Maine's George Mitchell was elected Senate Democratic leader for the 101st Congress Tuesday, defeating colleagues Bennett Johnston of Louisiana and Daniel Inouye of Hawaii. Mitchell, a Northeast liberal, came within one vote of winning a majority on the first ballot, and then Johnston and Inouye, his defeated rivals, moved to make the vote unanimous on the second ballot.

The 55-year-old Maine senator, who has been in the Senate only since 1980, garnered 27 of the 28 votes needed for a majority on the first secret ballot held behind closed doors in the ornate old Supreme Court chamber.Mitchell will succeed Senate Democratic leader Robert Byrd at the start of the 101st Congress in January. Byrd, who had served a dozen years in the coveted post, was elected president pro-tem, which makes him third in line to the presidency.

Mitchell, a former federal judge, immediately becomes a major figure and a major voice in the party, set to lead Democrats in the Bush presidency. The Democrats hold a 55-45 margin in the Senate.
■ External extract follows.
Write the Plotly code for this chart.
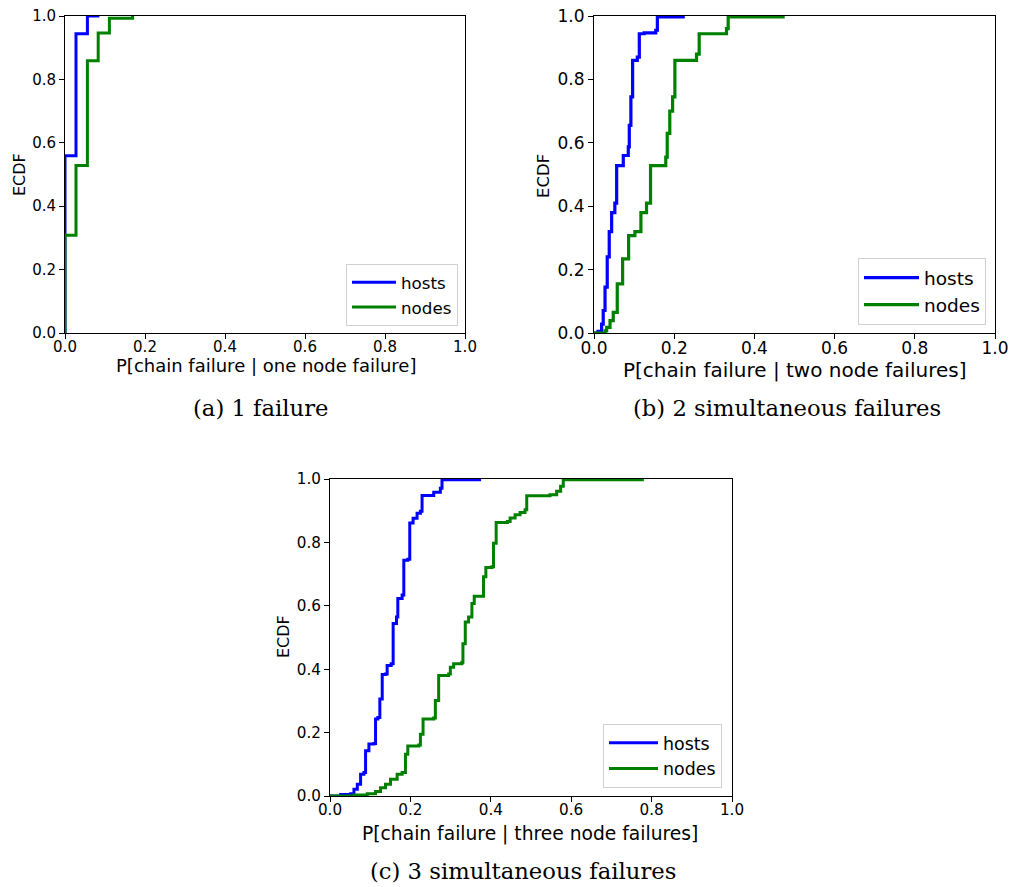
import plotly.graph_objects as go

# ---------------- data (ECDF jump points: x, cumulative fraction) ----------------
a_hosts_x = [0.0, 0.0, 0.0275, 0.056, 0.086]
a_hosts_y = [0.0, 0.559, 0.944, 1.0, 1.0]
a_nodes_x = [0.0, 0.0, 0.0275, 0.056, 0.083, 0.111, 0.169]
a_nodes_y = [0.0, 0.308, 0.528, 0.859, 0.946, 0.993, 1.0]

b_hosts_x = [0.0, 0.010, 0.019, 0.023, 0.0275, 0.033, 0.038, 0.044, 0.052, 0.0565,
             0.073, 0.0855, 0.088, 0.092, 0.0963, 0.108, 0.113, 0.125, 0.154, 0.158, 0.2225]
b_hosts_y = [0.0, 0.005, 0.028, 0.071, 0.145, 0.24, 0.32, 0.38, 0.41, 0.528,
             0.56, 0.587, 0.655, 0.745, 0.86, 0.87, 0.944, 0.947, 0.955, 0.997, 1.0]
b_nodes_x = [0.0, 0.0274, 0.0316, 0.040, 0.048, 0.058, 0.0714, 0.0863, 0.102, 0.117,
             0.131, 0.141, 0.179, 0.1826, 0.189, 0.196, 0.2017, 0.2557, 0.2623, 0.3304,
             0.3346, 0.4716]
b_nodes_y = [0.0, 0.007, 0.018, 0.039, 0.065, 0.155, 0.234, 0.307, 0.32, 0.38,
             0.41, 0.528, 0.555, 0.63, 0.70, 0.745, 0.86, 0.88, 0.944, 0.96,
             0.997, 1.0]

c_hosts_x = [0.0, 0.0265, 0.0513, 0.0596, 0.0679, 0.0761, 0.0844, 0.0885, 0.0968, 0.1092,
             0.1133, 0.1191, 0.124, 0.1299, 0.1381, 0.1422, 0.1522, 0.1571, 0.1654, 0.1687,
             0.1794, 0.1836, 0.1935, 0.1984, 0.2067, 0.2166, 0.2249, 0.229, 0.258, 0.2745,
             0.2786, 0.372]
c_hosts_y = [0.0, 0.005, 0.007, 0.021, 0.037, 0.069, 0.074, 0.143, 0.164, 0.166,
             0.243, 0.248, 0.306, 0.383, 0.385, 0.412, 0.417, 0.544, 0.565, 0.623,
             0.634, 0.744, 0.747, 0.861, 0.876, 0.892, 0.898, 0.948, 0.958, 0.971,
             0.998, 1.0]
c_nodes_x = [0.0, 0.0596, 0.0927, 0.1133, 0.1257, 0.1381, 0.1505, 0.167, 0.1794, 0.1877,
             0.1935, 0.2208, 0.2249, 0.2315, 0.258, 0.2621, 0.2703, 0.2951, 0.2993, 0.3075,
             0.3282, 0.3307, 0.3365, 0.3447, 0.353, 0.3588, 0.3819, 0.3877, 0.4026, 0.4067,
             0.4133, 0.4414, 0.448, 0.4604, 0.4728, 0.4852, 0.4894, 0.5472, 0.5638, 0.5737,
             0.5803, 0.777]
c_nodes_y = [0.0, 0.003, 0.007, 0.014, 0.026, 0.037, 0.053, 0.069, 0.074, 0.132,
             0.158, 0.161, 0.195, 0.243, 0.246, 0.301, 0.380, 0.385, 0.406, 0.417,
             0.422, 0.480, 0.549, 0.565, 0.607, 0.630, 0.692, 0.721, 0.723, 0.797,
             0.863, 0.866, 0.877, 0.887, 0.894, 0.903, 0.947, 0.950, 0.961, 0.977,
             0.998, 1.0]

x_titles = ["P[chain failure | one node failure]",
            "P[chain failure | two node failures]",
            "P[chain failure | three node failures]"]
y_title = "ECDF"
captions = ["(a) 1 failure", "(b) 2 simultaneous failures", "(c) 3 simultaneous failures"]
series_names = ["hosts", "nodes"]
tick_vals = [0.0, 0.2, 0.4, 0.6, 0.8, 1.0]
tick_text = ["0.0", "0.2", "0.4", "0.6", "0.8", "1.0"]

# ---------------- figure ----------------
W, H = 1010, 887
BLUE, GREEN = "#0000ff", "#008000"
FONT = "DejaVu Sans"
SERIF = "DejaVu Serif"

panels = [
    (a_hosts_x, a_hosts_y, a_nodes_x, a_nodes_y),
    (b_hosts_x, b_hosts_y, b_nodes_x, b_nodes_y),
    (c_hosts_x, c_hosts_y, c_nodes_x, c_nodes_y),
]
# per-panel styling (pixels)
boxes = [(65, 465, 16, 333), (594, 995, 16, 333), (330, 732, 479, 796)]  # l, r, t, b
tick_size = [15, 17, 15.2]
xtitle_size = [18, 20, 18.7]
ytitle_size = [16, 16.5, 16]
xtitle_pos = [(266, 365), (794, 370), (530, 834)]
ytitle_pos = [(20, 175), (543, 176), (283, 637)]
legend_pos = [(458, 326), (986, 325), (722, 788)]  # right, bottom
legend_size = [16.7, 18.5, 17.4]
legend_itemw = [44, 55, 49]
line_w = [3, 3.2, 3]
caption_pos = [(260, 408), (787, 408), (523, 871)]
caption_size = 22.7

fig = go.Figure()
layout = dict(width=W, height=H, margin=dict(l=0, r=0, t=0, b=0, autoexpand=False),
              paper_bgcolor="white", plot_bgcolor="white",
              font=dict(family=FONT, size=15, color="black"))
annotations = []

for i, (hx, hy, nx, ny) in enumerate(panels):
    sfx = "" if i == 0 else str(i + 1)
    leg = "legend" if i == 0 else "legend" + str(i + 1)
    for name, xs, ys, col in ((series_names[0], hx, hy, BLUE), (series_names[1], nx, ny, GREEN)):
        fig.add_trace(go.Scatter(x=xs, y=ys, mode="lines", name=name,
                                 line=dict(color=col, width=line_w[i], shape="hv"),
                                 xaxis="x" + sfx, yaxis="y" + sfx, legend=leg,
                                 showlegend=True))
    l, r, t, b = boxes[i]
    axcommon = dict(range=[0, 1], tickvals=tick_vals, ticktext=tick_text,
                    ticks="outside", ticklen=5, tickwidth=1, tickcolor="black",
                    showline=True, mirror=True, linecolor="black", linewidth=1,
                    showgrid=False, zeroline=False, automargin=False,
                    tickfont=dict(family=FONT, size=tick_size[i], color="black"))
    layout["xaxis" + sfx] = dict(axcommon, domain=[l / W, r / W], anchor="y" + sfx,
                                 ticklabelstandoff=-5)
    layout["yaxis" + sfx] = dict(axcommon, domain=[1 - b / H, 1 - t / H], anchor="x" + sfx)
    lx, ly = legend_pos[i]
    layout[leg] = dict(x=lx / W, y=1 - ly / H, xanchor="right", yanchor="bottom",
                       bgcolor="white", bordercolor="#d0d0d0", borderwidth=1,
                       font=dict(family=FONT, size=legend_size[i], color="black"),
                       tracegroupgap=0, itemwidth=legend_itemw[i])
    xx, xy = xtitle_pos[i]
    annotations.append(dict(text=x_titles[i], x=xx / W, y=1 - xy / H, xref="paper", yref="paper",
                            xanchor="center", yanchor="middle", showarrow=False,
                            font=dict(family=FONT, size=xtitle_size[i], color="black")))
    yx, yy = ytitle_pos[i]
    annotations.append(dict(text=y_title, x=yx / W, y=1 - yy / H, xref="paper", yref="paper",
                            xanchor="center", yanchor="middle", showarrow=False, textangle=-90,
                            font=dict(family=FONT, size=ytitle_size[i], color="black")))

for (cx, cy), txt in zip(caption_pos, captions):
    annotations.append(dict(text=txt, x=cx / W, y=1 - cy / H, xref="paper", yref="paper",
                            xanchor="center", yanchor="middle", showarrow=False,
                            font=dict(family=SERIF, size=caption_size, color="black")))
layout["annotations"] = annotations

fig.update_layout(**layout)
fig.write_html("out.html", config={"displayModeBar": False},
               post_script="document.body.style.margin='0';document.body.style.overflow='hidden';")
At the same time, Republicans elected their leaders for the next Senate GOP leader Robert Dole of Kansas, assistant leader Alan Simpson of Wyoming, policy chairman William Armstrong of Colorado and conference secretary Thad Cochran of Mississippi were elected unanimously with one vote.

Incumbent conference chairman John Chafee of Rhode Island defeated a challenge from Sen. Frank Murkowski of Alaska 28-17.

Sen. Don Nickles of Oklahoma bested Sen. John McCain of Arizona 28-17 in a two-way fight for the post of chairman of the Senate GOP campaign committee. The incumbent, Sen. Rudy Boschwitz of Minnesota, did not seek re-election for the position that normally is rotated every two years

Almost all of the attention was focused on the contest among Mitchell, Inouye and Johnston, all three of whom campaigned to the end in an effort to win one of the most commanding and demanding positions in Washington.

The post requires 28 votes, a majority of the 55 Senate Democrats.